→ THE TASK
Would you write out the listing verbatim and skip every picture in it?

→ INPUT FOR THIS TASK
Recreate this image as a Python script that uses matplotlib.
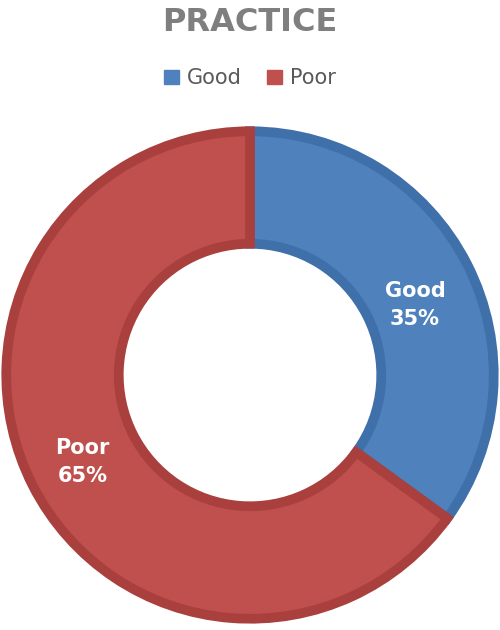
import matplotlib.pyplot as plt

labels = ['Good', 'Poor']
values = [35, 65]
colors = ['#4F81BD', '#C0504D']
edges = ['#3F70AA', '#A9403D']

fig = plt.figure(figsize=(5, 6.3), dpi=100)
fig.text(0.5, 0.965, 'PRACTICE', ha='center', va='center', fontsize=23,
         fontweight='bold', color='#7F7F7F', family='DejaVu Sans')

ax = fig.add_axes([0, 5 / 630, 1, 500 / 630])
wedges, _ = ax.pie(values, colors=colors, startangle=90, counterclock=False,
                   radius=0.975, wedgeprops=dict(width=0.45, linewidth=7))
for w, e in zip(wedges, edges):
    w.set_edgecolor(e)
    w.set_joinstyle('miter')
ax.set_xlim(-1, 1)
ax.set_ylim(-1, 1)
ax.set_aspect('equal')
ax.axis('off')

ax.text(0.66, 0.28, 'Good\n35%', ha='center', va='center', color='white',
        fontsize=15, fontweight='bold', linespacing=1.5)
ax.text(-0.67, -0.35, 'Poor\n65%', ha='center', va='center', color='white',
        fontsize=15, fontweight='bold', linespacing=1.5)

handles = [plt.Rectangle((0, 0), 1, 1, color=c) for c in colors]
fig.legend(handles, labels, loc='center', bbox_to_anchor=(0.5, 0.876), ncol=2,
           frameon=False, fontsize=15, handlelength=0.7, handleheight=0.7,
           handletextpad=0.4, columnspacing=1.2, labelcolor='#595959')

fig.savefig('out.png', dpi=100)
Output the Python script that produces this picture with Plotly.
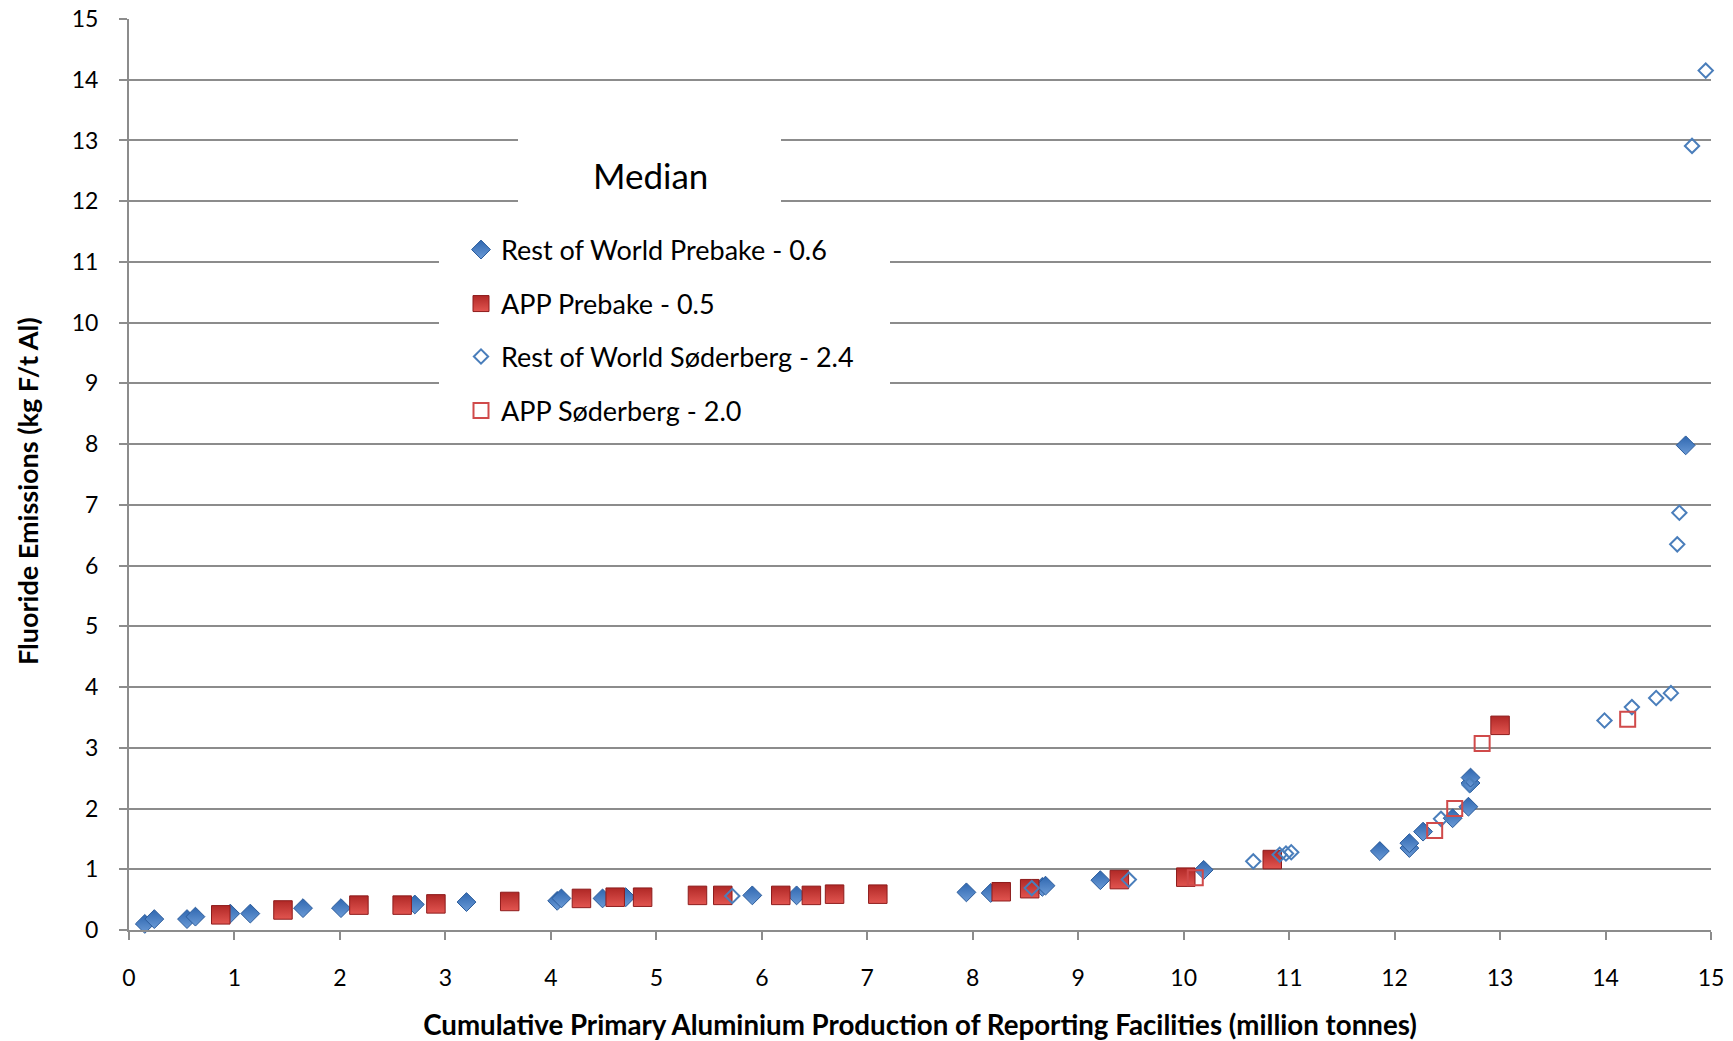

→ ANSWER TO THE PROBLEM
Recreate this image as a Python script that uses matplotlib.
import matplotlib.pyplot as plt

labels = ['Good', 'Poor']
values = [35, 65]
colors = ['#4F81BD', '#C0504D']
edges = ['#3F70AA', '#A9403D']

fig = plt.figure(figsize=(5, 6.3), dpi=100)
fig.text(0.5, 0.965, 'PRACTICE', ha='center', va='center', fontsize=23,
         fontweight='bold', color='#7F7F7F', family='DejaVu Sans')

ax = fig.add_axes([0, 5 / 630, 1, 500 / 630])
wedges, _ = ax.pie(values, colors=colors, startangle=90, counterclock=False,
                   radius=0.975, wedgeprops=dict(width=0.45, linewidth=7))
for w, e in zip(wedges, edges):
    w.set_edgecolor(e)
    w.set_joinstyle('miter')
ax.set_xlim(-1, 1)
ax.set_ylim(-1, 1)
ax.set_aspect('equal')
ax.axis('off')

ax.text(0.66, 0.28, 'Good\n35%', ha='center', va='center', color='white',
        fontsize=15, fontweight='bold', linespacing=1.5)
ax.text(-0.67, -0.35, 'Poor\n65%', ha='center', va='center', color='white',
        fontsize=15, fontweight='bold', linespacing=1.5)

handles = [plt.Rectangle((0, 0), 1, 1, color=c) for c in colors]
fig.legend(handles, labels, loc='center', bbox_to_anchor=(0.5, 0.876), ncol=2,
           frameon=False, fontsize=15, handlelength=0.7, handleheight=0.7,
           handletextpad=0.4, columnspacing=1.2, labelcolor='#595959')

fig.savefig('out.png', dpi=100)
Output the Python script that produces this picture with Plotly.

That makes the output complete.